The Best Shall Rise
New San Francisco is the last city standing on a world ravaged by storms of ash and debris. The city survived by putting the ideals of the American dream on steroids and inspiring its people to persevere, though they have become ruthless in the process. Its citizens are ruled by the General, who has made sure that his people understand that gentleness and pity have become weaknesses that nature no longer tolerates.
Now Steve and Leslie must choose whether they will apply for the General’s once in a lifetime opportunity to “Rise from the Ashes” and join the Inner Circle that rules the city. If they don’t, they will be damned to spend the rest of their lives in the ghettos of Edingburg, a place where virtual reality has become a government-subsidized addiction.
For Steve, the choice is easy. His loyalties lie with the IRA, a revolutionary army led by a voice only known as “Mom.” They are trying to overthrow the General and free the people of New San Francisco from the cruelties of the City Guard. Steve’s mission is to broadcast a recording of a speech that a famous philosopher died to tell. Many thousands have and will perish to get this message out, but is anyone willing to listen?
Genre: YA Dystopia
Publisher: The Department of Smoke
I received an ARC of this book in exchange for an honest review.
The Phoenix Cycle is a perplexing blend of dystopia and philosophy, set in a world where the only city left standing is only vaguely functional because of its intense propagation of the American Dream. I found myself drawn in by the premise (and the author’s promise that the main characters were rooted in philosophical theory) despite knowing, deep down, that the last thing I really needed was another story of ashen futures and tyrannical governments in my life. I’m from South Africa; we live a duller version of a typical YA dystopian novel on the daily (minus the cool stuff, and with less capable authoritarian powers).
In all honesty, The Phoenix Cycle reads more like a Hunger Games-inspired fever dream than the 1984-esque approach it seems to be going for. Despite trying its best to put a new spin on a genre that’s definitely lost a lot of crowd-support in the YA community, I can’t say I found it particularly original or interesting. But let’s be fair here; there’re only so many ways you can write the future, only so many ways you can make the world seem as dismal and bleak as possible, so dystopia stopped being original a while ago. The philosophical grounding was a good twist, and although it wasn’t really my thing, I’m sure there’re a bunch of people out there that’ll have a ball searching for parallels between the main characters and, I don’t know, Jung? (I really have no idea what I’m talking about when it comes to this stuff, seriously.)

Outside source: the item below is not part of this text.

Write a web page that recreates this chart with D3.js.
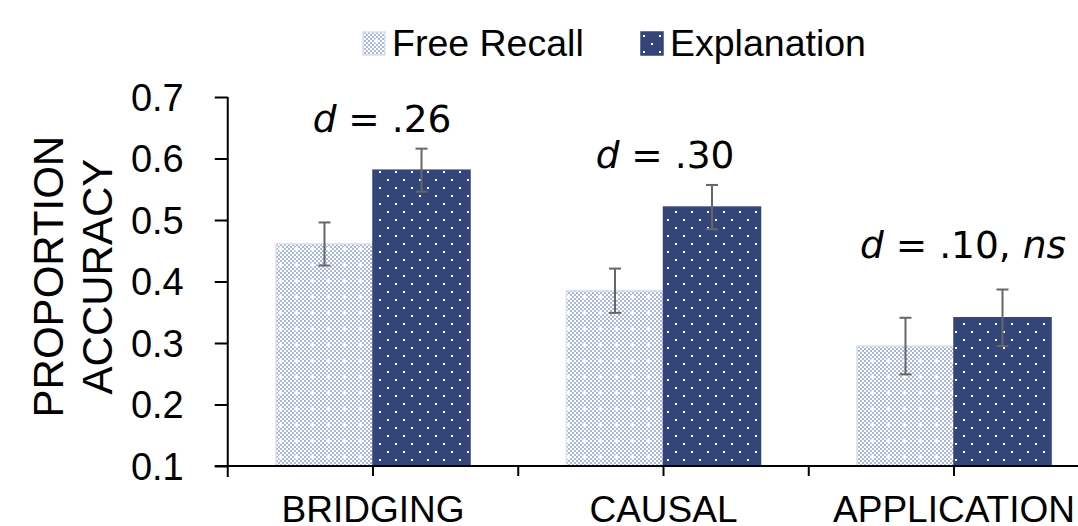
<!DOCTYPE html>
<html>
<head>
<meta charset="utf-8">
<script src="https://cdn.jsdelivr.net/npm/d3@7"></script>
<style>
  html, body { margin: 0; padding: 0; background: #fff; }
  svg { display: block; }
</style>
</head>
<body>
<script>
// ---- data ----
const categories = ["BRIDGING", "CAUSAL", "APPLICATION"];
const seriesNames = ["Free Recall", "Explanation"];
const freeRecall = [0.461, 0.385, 0.295];
const explanation = [0.581, 0.521, 0.341];
const freeRecallErr = [0.035, 0.036, 0.046];
const explanationErr = [0.035, 0.036, 0.046];
const annotations = ["d = .26", "d = .30", "d = .10, ns"];
const annotationY = [0.643, 0.584, 0.438];
const yTicks = [0.1, 0.2, 0.3, 0.4, 0.5, 0.6, 0.7];

const W = 1078, H = 526;
const svg = d3.select("body").append("svg").attr("width", W).attr("height", H);

const axisX0 = 227.75, band = 290.5;
const x = d3.scaleBand().domain(categories).range([axisX0, axisX0 + band * categories.length]).padding(0);
const y = d3.scaleLinear().domain([0.1, 0.7]).range([466, 97]);
const barW = x.bandwidth() * 0.334;
const x1 = d3.scaleBand().domain(seriesNames).range([0, 2 * barW]).padding(0);

// ---- patterns ----
const defs = svg.append("defs");
const pFR = defs.append("pattern").attr("id", "pFR").attr("patternUnits", "userSpaceOnUse")
  .attr("width", 16).attr("height", 16);
pFR.append("rect").attr("width", 16).attr("height", 16).attr("fill", "#ffffff");
for (let i = 0; i < 8; i++) {
  for (let j = 0; j < 8; j++) {
    if ((i + j) % 2 === 0) {
      pFR.append("rect").attr("x", i * 2).attr("y", j * 2).attr("width", 2).attr("height", 2).attr("fill", "#abb8de");
    }
  }
}
pFR.append("rect").attr("x", 6).attr("y", 8).attr("width", 4).attr("height", 2).attr("fill", "#ffffff");
pFR.append("rect").attr("x", 7).attr("y", 7).attr("width", 2).attr("height", 4).attr("fill", "#ffffff");

const pEX = defs.append("pattern").attr("id", "pEX").attr("patternUnits", "userSpaceOnUse")
  .attr("width", 16).attr("height", 16);
pEX.append("rect").attr("width", 16).attr("height", 16).attr("fill", "#34457a");
pEX.append("rect").attr("x", 3).attr("y", 3).attr("width", 2).attr("height", 2).attr("fill", "#ffffff");
pEX.append("rect").attr("x", 11).attr("y", 11).attr("width", 2).attr("height", 2).attr("fill", "#ffffff");

const fills = { "Free Recall": "url(#pFR)", "Explanation": "url(#pEX)" };
const strokes = { "Free Recall": "#d9dff0", "Explanation": "#34457a" };

const rows = [];
categories.forEach((c, i) => {
  rows.push({ cat: c, s: "Free Recall", v: freeRecall[i], e: freeRecallErr[i] });
  rows.push({ cat: c, s: "Explanation", v: explanation[i], e: explanationErr[i] });
});

// ---- bars ----
const gBars = svg.append("g");
gBars.selectAll("rect").data(rows).enter().append("rect")
  .attr("x", d => x(d.cat) + x.bandwidth() / 2 - barW + x1(d.s))
  .attr("y", d => y(d.v))
  .attr("width", x1.bandwidth())
  .attr("height", d => y(0.1) - y(d.v))
  .attr("fill", d => fills[d.s])
  .attr("stroke", d => strokes[d.s])
  .attr("stroke-width", 1.5);

// ---- error bars ----
const gErr = svg.append("g").attr("stroke", "#666").attr("stroke-width", 2).attr("fill", "none");
rows.forEach(d => {
  const cx = x(d.cat) + x.bandwidth() / 2 - barW + x1(d.s) + x1.bandwidth() / 2;
  const t = y(d.v + d.e), b = y(d.v - d.e);
  gErr.append("line").attr("x1", cx).attr("x2", cx).attr("y1", t).attr("y2", b);
  gErr.append("line").attr("x1", cx - 6).attr("x2", cx + 6).attr("y1", t).attr("y2", t);
  gErr.append("line").attr("x1", cx - 6).attr("x2", cx + 6).attr("y1", b).attr("y2", b);
});

// ---- y axis ----
const yAxis = d3.axisLeft(y).tickValues(yTicks).tickSize(13).tickPadding(31).tickFormat(d3.format(".1f"));
const gy = svg.append("g").attr("transform", `translate(${axisX0},0)`).call(yAxis);
gy.select(".domain").remove();
gy.append("line").attr("x1", 0).attr("x2", 0).attr("y1", y(0.7)).attr("y2", 477).attr("stroke", "#000").attr("stroke-width", 2);
gy.selectAll(".tick line").attr("stroke", "#000").attr("stroke-width", 2);
gy.selectAll(".tick text").attr("font-family", "Liberation Sans, Arial, sans-serif")
  .attr("font-size", 38).attr("fill", "#000").attr("dy", "0.35em");

// ---- x axis ----
const gx = svg.append("g").attr("transform", `translate(0,${y(0.1)})`);
gx.append("line").attr("x1", axisX0 - 13).attr("x2", W + 10).attr("y1", 0).attr("y2", 0)
  .attr("stroke", "#000").attr("stroke-width", 2);
const xTickPos = [];
categories.forEach(c => { xTickPos.push(x(c)); xTickPos.push(x(c) + x.bandwidth() / 2); });
gx.selectAll("line.xt").data(xTickPos.slice(1)).enter().append("line").attr("class", "xt")
  .attr("x1", d => d).attr("x2", d => d).attr("y1", 0).attr("y2", 10)
  .attr("stroke", "#000").attr("stroke-width", 2);
gx.selectAll("text").data(categories).enter().append("text")
  .attr("x", d => x(d) + x.bandwidth() / 2)
  .attr("y", 56)
  .attr("text-anchor", "middle")
  .attr("font-family", "Liberation Sans, Arial, sans-serif")
  .attr("font-size", 37)
  .attr("fill", "#000")
  .text(d => d);

// ---- y title ----
const yt = svg.append("text").attr("transform", "translate(63,276.6) rotate(-90)")
  .attr("text-anchor", "middle")
  .attr("font-family", "Liberation Sans, Arial, sans-serif")
  .attr("font-size", 42).attr("fill", "#000");
yt.append("tspan").attr("x", 0).attr("y", 0).text("PROPORTION");
yt.append("tspan").attr("x", 0).attr("y", 48.7).text("ACCURACY");

// ---- annotations ----
const annDx = [9, 1.5, 9];
const gAnn = svg.append("g").attr("font-family", "DejaVu Sans, Verdana, sans-serif").attr("font-size", 37.5).attr("fill", "#000");
annotations.forEach((a, i) => {
  const t = gAnn.append("text")
    .attr("x", x(categories[i]) + x.bandwidth() / 2 + annDx[i])
    .attr("y", y(annotationY[i]))
    .attr("text-anchor", "middle");
  const parts = a.split(/(d|ns)/).filter(p => p.length);
  parts.forEach(p => {
    const ts = t.append("tspan").text(p);
    if (p === "d" || p === "ns") ts.attr("font-style", "italic");
  });
  t.attr("xml:space", "preserve").style("white-space", "pre");
});

// ---- legend ----
const legendItems = [
  { s: "Free Recall", sx: 363, tx: 392 },
  { s: "Explanation", sx: 641, tx: 670 }
];
const gLeg = svg.append("g");
legendItems.forEach(l => {
  gLeg.append("rect").attr("x", l.sx).attr("y", 32).attr("width", 22).attr("height", 23)
    .attr("fill", fills[l.s]).attr("stroke", strokes[l.s]).attr("stroke-width", 1.5);
  gLeg.append("text").attr("x", l.tx).attr("y", 56)
    .attr("font-family", "Liberation Sans, Arial, sans-serif").attr("font-size", 37.5).attr("fill", "#000")
    .text(l.s);
});
</script>
</body>
</html>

Collopy’s writing shows a lot of promise, but unfortunately it just didn’t hit the mark for me. I found the characters dull and two-dimensional, and as a result I felt totally apathetic towards the story as a whole. It didn’t help that the dialogue tended to be rough and stilted at times, which gave the impression that the people of NSF were almost robotic. In terms of plot, The Phoenix Cycle is redeemable. Although the story wandered a bit too much for my liking, it gained a stronger sense of direction as it went along.
Dystopia is a weird genre, because it’s obviously not real, but at the same time it has to maintain a minimal degree of reality otherwise it’s impossible to make your readers care. Where I felt that The Phoenix Cycle really lost me was in its world building, particularly its cogency. It wasn’t that I found it difficult to believe that the world could be shrouded in ash, but rather the lack of explanation that the author provided for essential elements of the setting. I can only assume that Collopy wanted to avoid boring his readers with long, lazy expositional paragraphs, but there’s a fine line between cutting information unnecessary to the direct situation of the characters and leaving your readers completely in the dark. (However, it looks like in the edition being released today, a lot of these core issues have been addressed and resolved wonderfully.)
I can’t say that I thoroughly enjoyed The Phoenix Cycle, but I definitely didn’t hate it. (Most of the nitpicks expressed above are a direct result of the fact that I’ve written about six literary essays this week; I’m in a really critical mode. Also, I hate fun, clearly.) Apparently the novel hitting the shelves today is a re-worked version of a book that was released back in 2014. Not only that, but Collopy’s been taking criticism from ARC reviews and has been editing up a storm. Because he’s clearly put a lot – a lot – of work into this story, and because the copy being released in print may be drastically different from the version I received a couple of months ago, I won’t discourage anyone from reading it. In fact, I’d recommend giving it a try if you’re feeling nostalgic about The 5th Wave or The Hunger Games.